Clearly, HP's ability to resuscitate sales of its business critical servers hinges on how well it executes on its transition to Itanium 2. On the plus side, it's speaking clearly and forcefully about what it plans to do. Now, it must execute quickly on the transition. In doing so, it will have to counter the buzz that IBM is rapidly building for its new line of eServer p5 machines. Those boxes are based on Itanium's competition, the IBM Power 5 processor. Additionally, Power 5 is already a dual-core CPU; the Itanium 2 won't be dual core until its Montecito successor is ready some time in 2005.

HP has a few other twists it must deal with. It has got to convince existing customers wedded to PA-RISC and Alpha -- two stellar architectures that are slated to go out of existence -- that they should make the move to Itanium 2, rather than look elsewhere.

It hss also got to make its case to potential purchasers that Itanium 2, with its high-end EPIC (for explicitly parallel instruction computing) architecture, is sufficiently differentiated from Intel's new 64-bit version of its Xeon processor.
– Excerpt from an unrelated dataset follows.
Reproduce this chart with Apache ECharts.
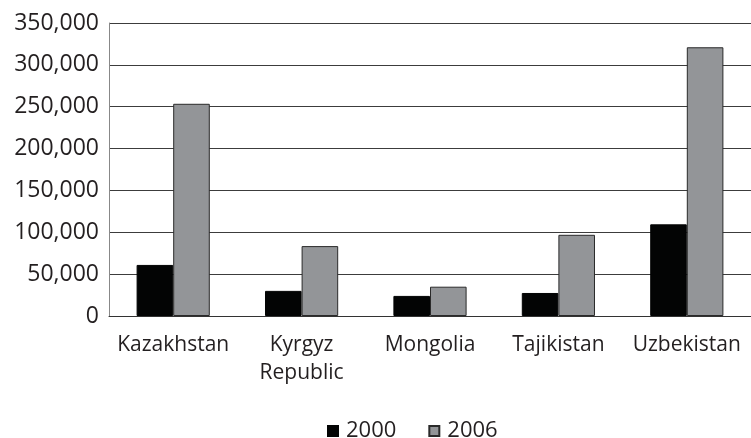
<!DOCTYPE html>
<html>
<head>
<meta charset="utf-8">
<script src="https://cdn.jsdelivr.net/npm/echarts@6/dist/echarts.min.js"></script>
<style>
html, body { margin: 0; padding: 0; background: #fff; overflow: hidden; }
#chart { width: 751px; height: 438px; }
</style>
</head>
<body>
<div id="chart"></div>
<script>
// 数据
var categories = ['Kazakhstan', 'Kyrgyz\nRepublic', 'Mongolia', 'Tajikistan', 'Uzbekistan'];
var seriesNames = ['2000', '2006'];
var values2000 = [61000, 30000, 24000, 27500, 109500];
var values2006 = [253500, 83500, 35000, 97000, 321000];

var chart = echarts.init(document.getElementById('chart'));
var font = '"Open Sans", "Noto Sans", sans-serif';

var option = {
    animation: false,
    textStyle: { fontFamily: font },
    grid: {
        left: 109,
        right: -11,
        top: 23,
        bottom: 122,
        containLabel: false
    },
    legend: {
        data: seriesNames,
        left: 327,
        top: 419,
        padding: 0,
        itemWidth: 10,
        itemHeight: 10,
        itemGap: 32,
        icon: 'rect',
        textStyle: {
            fontFamily: font,
            fontSize: 22,
            lineHeight: 24,
            color: '#231f20',
            padding: [0, 0, 0, 3]
        }
    },
    xAxis: {
        type: 'category',
        data: categories,
        axisTick: { show: false },
        axisLine: {
            show: true,
            lineStyle: { color: '#333', width: 1 }
        },
        axisLabel: {
            interval: 0,
            margin: 15,
            fontSize: 21,
            lineHeight: 28,
            color: '#231f20',
            fontFamily: font
        }
    },
    yAxis: {
        type: 'value',
        min: 0,
        max: 350000,
        interval: 50000,
        axisTick: { show: false },
        axisLine: {
            show: true,
            lineStyle: { color: '#888', width: 1 }
        },
        splitLine: {
            show: true,
            lineStyle: { color: '#3c3c3c', width: 1 }
        },
        axisLabel: {
            margin: 10,
            fontSize: 23,
            color: '#231f20',
            fontFamily: font,
            formatter: function (v) {
                return v.toString().replace(/\B(?=(\d{3})+(?!\d))/g, ',');
            }
        }
    },
    series: [
        {
            name: seriesNames[0],
            type: 'bar',
            data: values2000,
            barGap: '0%',
            barCategoryGap: '43%',
            itemStyle: {
                color: '#030404',
                borderColor: '#030404',
                borderWidth: 1
            }
        },
        {
            name: seriesNames[1],
            type: 'bar',
            data: values2006,
            barGap: '0%',
            barCategoryGap: '43%',
            itemStyle: {
                color: '#939598',
                borderColor: '#2a2a2a',
                borderWidth: 1
            }
        }
    ]
};

chart.setOption(option);
</script>
</body>
</html>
That should be doable, since Itanium 2 is a non-x86 architecture specifically designed to compete with (and, from Intel's perspective, beat) RISC parts like IBM's Power 5. Moreover, Intel says that last year for the first time it sold more than 100,000 Itanium 2 processors, indicating rising adoption for the CPU.

It'll take more than another quarter to say for sure just how well HP is doing at this task. During the nearer term, given the see-sawing nature of the economy, most of us are keeping an eye out for the third-quarter numbers from Gartner and IDC, in hopes that the July through September period avoids a server swoon. We'll await those figures with bated breath.